The Powell Behind the Fed’s Throne as published in InsideNova.com
January 5, 2018—Barring unforeseen circumstances, Jerome Powell will become the next chair of the Federal Reserve (the Fed) when Janet Yellen steps down in February 2018. While we wait to find out more about Powell’s policies, there’s a bigger puzzle you may be pondering: What is “the Fed,” anyway (and what’s it to me)?
The Fed was created in 1913 to be our nation’s central bank. Its board of governors (on which Powell already sits) is based in Washington, DC. The board also oversees 12 regional reserve branches across the country. Collectively, these bodies are tasked with three duties:
1. Monetary Policy – Promoting “maximum employment, stable prices and moderate long-term interest rates”
2. Supervision and Regulation – Overseeing U.S. banks and gathering financial industry data
3. Financial Services – Serving as a bank for U.S. banks, and for the country’s monetary operations – issuing currency, managing the government’s bank accounts, borrowing money, etc.
Of these essentials, monetary policy tends to grab the greatest headlines, as the Fed grapples with how much and how often it should raise the federal funds rate. Its seven board members and a rotating representation of reserve bank presidents form the Federal Open Market Committee (FOMC), which meets eight times annually to perform this role.
As an investor, what can you do to prepare for rising (or falling) interest rates, and tighter or looser banking regulations? Actually, not much. Even if we knew what the Fed was going to do next (which we don’t), we can’t know how the global markets will respond to the news anyway.

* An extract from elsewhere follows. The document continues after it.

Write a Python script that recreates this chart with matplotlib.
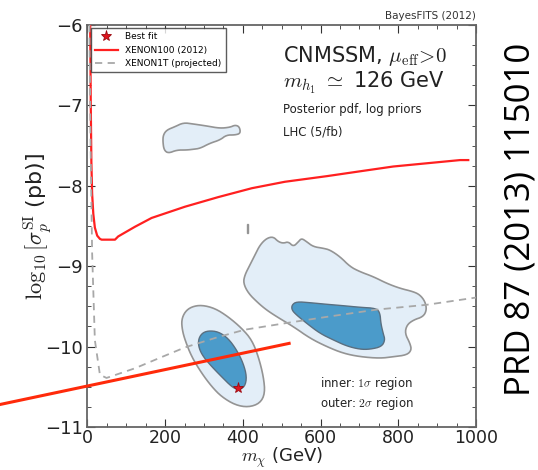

That said, rising or falling interest rates and maintaining the integrity of our banking system impacts many facets of your wealth: saving, investing, spending and debt. So what can you do? Your best bet is to establish practical ways to manage your debt; wise ways to save and invest; and sensible ways to spend. These are the factors that matter the most in your life, and over which you can exercise the most control – no matter who the Fed chair may be.